Martínez’s appointment came on the third vote of the evening.

First, Erica Lynn lost, 4-4. Then, Daniel Nowski was turned down, 5-3.

Martiznez was approved 6-2. Vice president Robin M. Moore and Trustee Rosalyn Williams voted against her.  Martinez was chosen to fill out the remaining five-plus years of the six-year term to which Richardson was elected last November.

Martínez is a University of Arizona graduate who earned a Ph.D. in urban and environmental planning and policy from the University of California-Irvine in 2021.

“I’m the daughter of migrant farm workers who’s now a university professor, and that’s thanks to public schools,” Martínez said. “I have no doubt that our Lansing schools are full of students who are just as capable and share in those dreams. They need us to make sure that they have the skills and opportunity.”

In her board interview last week, Martínez said her first priority was “the adoption, acceptance and delivery of educational excellence across the board in everything that we do — be it the classroom, the library, sports, extracurricular activities, parent involvement. We must make it our institutional, cultural priority that every student can succeed.”
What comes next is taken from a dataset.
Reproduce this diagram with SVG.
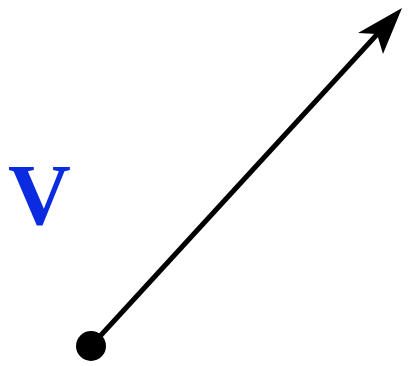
<svg xmlns="http://www.w3.org/2000/svg" width="408" height="366" viewBox="0 0 408 366">
<style>
.lbl{font-family:"Liberation Serif","Times New Roman",serif;font-weight:bold;fill:#0b2be0}
.vec{stroke:#000;stroke-width:5;fill:none}
</style>
<rect width="408" height="366" fill="#fff"/>
<g id="connectors">
<line class="vec" x1="91" y1="346" x2="393" y2="17"/>
<path d="M402,8 L383,54 L377,34 L358,33 Z" fill="#000"/>
</g>
<g id="origin"><circle cx="91" cy="346" r="15" fill="#000"/></g>
<g id="label"><text class="lbl" x="8" y="224" font-size="87">V</text></g>
</svg>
The board needs to continue “addressing the racial disparities in discipline and also in achievement and opportunity.”

“I reject the deficit model of education that has been historically flawed and a racist excuse for allowing students to become statistics that feed our youth into the pipeline of incarceration,” Martínez said, adding that the students themselves are the district’s number one asset. Board President Rachel R. Willis asked how Martínez what the board should do to attract and maintain students.

“My initial question is: Who are we trying to attract? Who are we trying to keep, and why? White flight and income flight are real. My first priority would be to keep the students we have and give them substantial reasons to stay,” Martínez said.
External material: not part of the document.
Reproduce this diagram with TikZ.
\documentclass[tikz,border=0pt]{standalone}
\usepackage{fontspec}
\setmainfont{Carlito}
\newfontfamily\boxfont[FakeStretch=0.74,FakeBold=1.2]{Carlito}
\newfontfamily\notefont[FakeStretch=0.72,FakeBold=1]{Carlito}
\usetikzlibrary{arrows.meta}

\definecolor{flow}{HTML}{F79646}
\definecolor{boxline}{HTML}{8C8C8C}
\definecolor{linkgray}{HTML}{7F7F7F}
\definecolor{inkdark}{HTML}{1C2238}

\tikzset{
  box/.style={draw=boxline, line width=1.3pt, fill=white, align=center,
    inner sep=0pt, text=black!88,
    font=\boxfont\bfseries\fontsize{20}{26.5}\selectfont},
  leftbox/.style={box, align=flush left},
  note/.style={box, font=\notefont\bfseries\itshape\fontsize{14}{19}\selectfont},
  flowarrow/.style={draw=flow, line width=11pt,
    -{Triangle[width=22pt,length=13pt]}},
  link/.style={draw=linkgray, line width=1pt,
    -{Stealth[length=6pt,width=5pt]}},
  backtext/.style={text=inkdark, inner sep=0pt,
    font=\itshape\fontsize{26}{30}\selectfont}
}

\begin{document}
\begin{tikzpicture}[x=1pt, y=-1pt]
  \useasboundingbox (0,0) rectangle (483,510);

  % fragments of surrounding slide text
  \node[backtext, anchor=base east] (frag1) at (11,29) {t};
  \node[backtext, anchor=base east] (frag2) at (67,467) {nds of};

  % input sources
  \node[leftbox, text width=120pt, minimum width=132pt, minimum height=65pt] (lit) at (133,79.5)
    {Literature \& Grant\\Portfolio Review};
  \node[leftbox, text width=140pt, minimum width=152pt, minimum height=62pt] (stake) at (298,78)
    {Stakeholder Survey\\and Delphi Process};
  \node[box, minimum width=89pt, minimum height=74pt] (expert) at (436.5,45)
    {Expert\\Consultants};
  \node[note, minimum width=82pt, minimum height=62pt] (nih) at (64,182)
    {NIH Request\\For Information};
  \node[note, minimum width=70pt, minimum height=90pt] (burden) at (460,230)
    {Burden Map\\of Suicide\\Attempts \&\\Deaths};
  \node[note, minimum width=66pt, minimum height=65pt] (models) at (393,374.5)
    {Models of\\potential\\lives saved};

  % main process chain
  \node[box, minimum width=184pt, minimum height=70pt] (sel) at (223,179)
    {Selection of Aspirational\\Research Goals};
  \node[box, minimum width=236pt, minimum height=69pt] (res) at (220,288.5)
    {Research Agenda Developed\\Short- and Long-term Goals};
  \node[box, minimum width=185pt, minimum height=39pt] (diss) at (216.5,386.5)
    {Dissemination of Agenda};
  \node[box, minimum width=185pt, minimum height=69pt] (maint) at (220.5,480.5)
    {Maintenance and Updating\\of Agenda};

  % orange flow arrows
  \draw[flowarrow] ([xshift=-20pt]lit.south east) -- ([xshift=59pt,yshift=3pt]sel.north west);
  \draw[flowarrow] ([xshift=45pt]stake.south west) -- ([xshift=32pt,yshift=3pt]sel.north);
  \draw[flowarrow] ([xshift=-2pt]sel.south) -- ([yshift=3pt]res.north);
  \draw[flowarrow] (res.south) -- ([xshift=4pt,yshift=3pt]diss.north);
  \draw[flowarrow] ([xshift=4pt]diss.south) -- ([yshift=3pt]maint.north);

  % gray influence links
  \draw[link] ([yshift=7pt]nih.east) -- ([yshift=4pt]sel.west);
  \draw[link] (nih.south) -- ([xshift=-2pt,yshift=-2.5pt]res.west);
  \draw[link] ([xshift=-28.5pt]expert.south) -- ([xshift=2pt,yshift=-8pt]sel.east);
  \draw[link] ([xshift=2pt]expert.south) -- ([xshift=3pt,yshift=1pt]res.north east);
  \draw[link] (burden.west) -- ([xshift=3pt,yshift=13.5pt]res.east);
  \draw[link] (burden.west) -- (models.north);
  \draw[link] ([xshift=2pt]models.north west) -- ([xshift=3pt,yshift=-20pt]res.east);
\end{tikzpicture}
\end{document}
Besides Lynn and Nowski, Martínez was selected from a pool of candidates that included Lynn Dillon, Carlton Evans, Amanda Jones, Ted Lawson, Lynn, Jakeia Murphy, Nowski, Kyle Richard, Ethan Schmitt, Farhan Sheihk-Omar, Ryan Smith, Anthony Streverett, Cirea Strode, and Nicklas Zande.

“At the risk of sounding corny or cheesy, it really was a talented group of candidates,” Trustee Farhan Bhatti said before the votes yesterday. He added that he hasn’t made a decision if he will run again in 2024 and encouraged the candidates who weren’t selected to remain active going forward.

“Even if I do, you can run against me — that’s how democracy works,” Bhatti said.